Every morning for the past several months, Jill's first act upon arising is to turn on a morning TV show. I think she usually picks the same one, but as I am unable to determine the differences between any of them, the specific morning show in question is irrelevant. I think it has Al Roker and Matt Lauer, if that helps. In any event, I hate morning shows, and always have, so each morning, when I hear the discord of the insipid segments echoing throughout our apartment, i bury myself under pillows in an attempt to shield myself from the horror.
This morning, however, the show was thankfully still on by the time I sat down at the computer to check work mail. If it hadn't been playing, I wouldn't have gotten a key clue into determining why people are such neurotic wrecks these days. The were playing day five of a segment entitled, "Ten Hidden House Dangers". Today's featured danger? Pool Drains. They can suck with an unequalled force, pinning your sweet, innocent, cartoon-watching child to the bottom of the pool, drowning them. Same for the bathtub. Luckily, they provided steps to preventing this sort of mishap, saving your baby from an unexpected and ignominious death. Tomorrow, they are going to profile the #4 top house danger you should worry about.
Awesome. Just what I was hoping for. Thousands of moms even more paranoid and annoying than they already are.
Another feature that was to follow was entitled, "What's in Your Bottled Water?" I saved myself from that one by taking a shower, in shower water which, I'm sure The Today Show wouldn't hesitate to tell me was filled with micro-organisms that could eat off my skin if the conditions were right. Later, they were going to tell you exactly why you should lose those extra five pounds, but only after your local news brought you a leading story about a possible terrorist attack on NYC.
Well, shit. I can't believe the source of our nation's ills was staring me in the face for so long. The ubiquitous American morning show! By the time the average American is putting on his tie, or finishing her orange juice, they've been bombarded with about 18 stories of terror meant to burrow into their mind on the drive to work. By the time they've sat down at their desk, they're so worked up their body is fighting to keep a panic attack at bay. Hence the huge amount of anti-anxiety drugs prescribed on a weekly basis.
Today's culture is trying to keep natural selection at bay. When I was a child, and I went swimming, I managed to avoid pool drain deaths. And that was without the help of The Today Show or my mom.
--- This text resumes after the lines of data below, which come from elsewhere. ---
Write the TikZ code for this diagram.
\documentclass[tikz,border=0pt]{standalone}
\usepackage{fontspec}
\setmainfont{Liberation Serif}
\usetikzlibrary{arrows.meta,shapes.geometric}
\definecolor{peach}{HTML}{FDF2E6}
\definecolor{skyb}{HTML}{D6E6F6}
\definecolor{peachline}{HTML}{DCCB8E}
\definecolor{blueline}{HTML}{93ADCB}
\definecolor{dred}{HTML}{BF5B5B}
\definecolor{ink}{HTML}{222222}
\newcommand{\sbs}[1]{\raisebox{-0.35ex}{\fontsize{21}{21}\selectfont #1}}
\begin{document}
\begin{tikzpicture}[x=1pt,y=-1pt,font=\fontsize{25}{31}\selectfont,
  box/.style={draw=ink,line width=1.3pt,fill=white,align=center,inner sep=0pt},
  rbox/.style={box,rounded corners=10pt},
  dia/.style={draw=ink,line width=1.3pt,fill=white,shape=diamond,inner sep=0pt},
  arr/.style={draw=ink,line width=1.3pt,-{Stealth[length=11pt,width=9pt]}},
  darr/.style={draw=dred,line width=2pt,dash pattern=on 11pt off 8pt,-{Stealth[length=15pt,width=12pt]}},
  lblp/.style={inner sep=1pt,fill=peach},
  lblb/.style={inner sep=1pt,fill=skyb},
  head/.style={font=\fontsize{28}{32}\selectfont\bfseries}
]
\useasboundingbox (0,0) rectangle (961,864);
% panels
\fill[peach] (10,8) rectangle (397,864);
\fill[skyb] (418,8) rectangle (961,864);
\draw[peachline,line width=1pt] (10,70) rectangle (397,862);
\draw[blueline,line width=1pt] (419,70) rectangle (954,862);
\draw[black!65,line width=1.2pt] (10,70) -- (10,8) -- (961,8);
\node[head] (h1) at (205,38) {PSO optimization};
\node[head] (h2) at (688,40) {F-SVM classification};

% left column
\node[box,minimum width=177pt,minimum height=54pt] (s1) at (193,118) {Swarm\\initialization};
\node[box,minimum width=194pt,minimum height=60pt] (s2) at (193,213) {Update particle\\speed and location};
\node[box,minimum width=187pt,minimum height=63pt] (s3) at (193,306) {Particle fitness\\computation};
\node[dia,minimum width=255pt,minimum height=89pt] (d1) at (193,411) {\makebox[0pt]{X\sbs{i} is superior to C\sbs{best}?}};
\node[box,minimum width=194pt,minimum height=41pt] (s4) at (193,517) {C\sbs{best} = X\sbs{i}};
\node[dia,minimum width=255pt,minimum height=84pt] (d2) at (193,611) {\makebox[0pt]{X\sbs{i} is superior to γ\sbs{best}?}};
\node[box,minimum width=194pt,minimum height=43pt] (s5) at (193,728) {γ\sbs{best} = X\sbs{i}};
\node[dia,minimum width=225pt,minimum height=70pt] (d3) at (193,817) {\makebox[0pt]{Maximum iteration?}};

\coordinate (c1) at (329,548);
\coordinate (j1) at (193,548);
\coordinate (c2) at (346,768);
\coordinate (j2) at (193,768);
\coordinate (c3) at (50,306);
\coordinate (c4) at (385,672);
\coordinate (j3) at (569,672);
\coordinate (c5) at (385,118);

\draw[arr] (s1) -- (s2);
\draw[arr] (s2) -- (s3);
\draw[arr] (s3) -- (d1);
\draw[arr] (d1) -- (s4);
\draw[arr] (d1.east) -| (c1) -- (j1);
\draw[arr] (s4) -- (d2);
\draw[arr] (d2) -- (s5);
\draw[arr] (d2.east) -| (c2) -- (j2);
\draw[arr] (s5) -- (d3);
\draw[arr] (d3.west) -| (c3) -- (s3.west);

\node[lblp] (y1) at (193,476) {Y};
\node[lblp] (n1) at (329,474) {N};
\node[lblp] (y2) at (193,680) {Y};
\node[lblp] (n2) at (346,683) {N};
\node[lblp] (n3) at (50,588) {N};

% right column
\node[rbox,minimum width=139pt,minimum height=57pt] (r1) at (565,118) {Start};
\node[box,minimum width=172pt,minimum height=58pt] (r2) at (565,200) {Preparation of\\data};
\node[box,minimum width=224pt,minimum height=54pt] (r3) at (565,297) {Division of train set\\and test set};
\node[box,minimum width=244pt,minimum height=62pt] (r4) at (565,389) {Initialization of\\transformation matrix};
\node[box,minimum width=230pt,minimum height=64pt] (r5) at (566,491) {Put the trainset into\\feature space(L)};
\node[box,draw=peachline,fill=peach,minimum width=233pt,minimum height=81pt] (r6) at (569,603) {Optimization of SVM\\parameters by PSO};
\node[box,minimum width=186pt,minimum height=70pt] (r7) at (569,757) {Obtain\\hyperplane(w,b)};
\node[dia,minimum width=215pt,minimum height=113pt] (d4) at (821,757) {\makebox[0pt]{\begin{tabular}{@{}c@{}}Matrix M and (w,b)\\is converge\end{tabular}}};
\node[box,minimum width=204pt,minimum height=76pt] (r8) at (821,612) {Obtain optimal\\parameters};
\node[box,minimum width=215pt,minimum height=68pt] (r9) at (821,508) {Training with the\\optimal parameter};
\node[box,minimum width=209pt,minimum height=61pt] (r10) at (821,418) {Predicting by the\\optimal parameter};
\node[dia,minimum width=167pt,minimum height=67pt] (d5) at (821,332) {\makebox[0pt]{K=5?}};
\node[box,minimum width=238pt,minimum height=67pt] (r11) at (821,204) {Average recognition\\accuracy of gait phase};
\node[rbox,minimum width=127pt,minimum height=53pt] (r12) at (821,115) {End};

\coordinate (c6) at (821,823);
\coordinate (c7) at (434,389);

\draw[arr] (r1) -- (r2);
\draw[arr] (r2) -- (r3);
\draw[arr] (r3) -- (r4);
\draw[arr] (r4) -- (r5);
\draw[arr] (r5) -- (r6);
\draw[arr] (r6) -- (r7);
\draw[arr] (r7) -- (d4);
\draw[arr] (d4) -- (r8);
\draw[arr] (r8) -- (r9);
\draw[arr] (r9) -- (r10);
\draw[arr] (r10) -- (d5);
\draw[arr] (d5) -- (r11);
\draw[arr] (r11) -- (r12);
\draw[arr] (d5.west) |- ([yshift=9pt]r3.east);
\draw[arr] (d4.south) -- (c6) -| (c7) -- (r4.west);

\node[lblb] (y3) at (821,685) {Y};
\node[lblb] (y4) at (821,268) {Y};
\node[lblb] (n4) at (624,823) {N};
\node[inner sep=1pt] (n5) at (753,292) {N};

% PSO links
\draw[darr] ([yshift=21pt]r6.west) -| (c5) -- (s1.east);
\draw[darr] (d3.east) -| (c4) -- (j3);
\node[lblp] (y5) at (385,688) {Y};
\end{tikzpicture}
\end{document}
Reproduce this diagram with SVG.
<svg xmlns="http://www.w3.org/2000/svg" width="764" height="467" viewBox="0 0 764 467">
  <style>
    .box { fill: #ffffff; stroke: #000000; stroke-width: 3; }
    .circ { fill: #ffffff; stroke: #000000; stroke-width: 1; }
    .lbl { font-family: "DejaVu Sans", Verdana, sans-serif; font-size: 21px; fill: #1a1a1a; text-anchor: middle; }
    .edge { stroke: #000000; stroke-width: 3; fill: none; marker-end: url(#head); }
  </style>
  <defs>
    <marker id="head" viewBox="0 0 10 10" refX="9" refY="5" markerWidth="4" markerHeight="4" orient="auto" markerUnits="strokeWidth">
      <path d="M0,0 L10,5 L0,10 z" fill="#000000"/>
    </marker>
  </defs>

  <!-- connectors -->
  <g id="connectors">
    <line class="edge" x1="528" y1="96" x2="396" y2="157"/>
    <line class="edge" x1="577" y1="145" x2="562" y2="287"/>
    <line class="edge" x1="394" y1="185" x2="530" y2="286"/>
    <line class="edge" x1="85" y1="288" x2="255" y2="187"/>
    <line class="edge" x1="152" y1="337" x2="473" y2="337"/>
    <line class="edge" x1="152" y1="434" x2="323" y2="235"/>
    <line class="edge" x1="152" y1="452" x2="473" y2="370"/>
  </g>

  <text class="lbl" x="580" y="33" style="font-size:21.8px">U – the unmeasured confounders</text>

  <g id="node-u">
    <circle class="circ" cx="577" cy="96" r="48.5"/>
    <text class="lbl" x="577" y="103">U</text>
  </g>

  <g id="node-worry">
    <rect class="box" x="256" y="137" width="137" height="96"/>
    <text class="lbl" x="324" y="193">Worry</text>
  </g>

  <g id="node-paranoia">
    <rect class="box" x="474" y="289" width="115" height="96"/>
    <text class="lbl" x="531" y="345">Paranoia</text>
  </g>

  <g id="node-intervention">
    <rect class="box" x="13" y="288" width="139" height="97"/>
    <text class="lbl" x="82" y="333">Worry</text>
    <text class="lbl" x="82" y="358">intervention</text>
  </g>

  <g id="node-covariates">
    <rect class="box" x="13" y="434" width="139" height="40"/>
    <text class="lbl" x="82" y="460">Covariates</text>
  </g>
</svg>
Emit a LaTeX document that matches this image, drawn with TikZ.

I instinctively knew, hey, that's a pool drain, and i'm not going to stick my face in it until I die. Make no mistake, there were kids who died tragic deaths when I was young, and I'm guessing that The Today Show wouldn't have changed that. As kids, we knew, walking in front of cars going 100 mph was a bad idea, and drinking a bottle of iodine was an equally bad idea. Past that, who cares if i drank from the water hose? Or swam in a creek? If i didn't make it into adulthood, someone that was either luckier or smarter than me did, so the world was essentially working as planned.
What these shows have managed to do is make everyone so paranoid of everything, nobody can ever let down their guard. If The Today Show existed 100,000 years ago, caveman would be warned daily about "The Ten Things about Sabre-Tooth Tigers You Need To Know!" They'd walk around constantly afraid they'd get attacked by a mammoth, or step on a parasite that'd eat their organs, or die from a huge comet. Some fear to always keep them in a state of panic, raising stress and adrenaline levels.
Today, even when we go on vacation, we are worried about the water, the creatures in the beautiful ocean, undercooked food, robberies, traffic accidents .. Which is why there are five-star resorts in Sri Lanka - to make us feel safe, because outside the walls "reality" exists. And reality is dangerous. Vacations are all very stressful. We need to return ASAP so we can get back to the comfortable and protected bubble of our own home.
Jill doesn't know it yet, but morning shows are hereby banned from our house. Instead, we'll play a daily game of Russian Roulette before finishing our eggs and toast and heading off to work, where we will proceed to drink lots of bottle water and hang out next to pool drains with unnaturally strong pulls.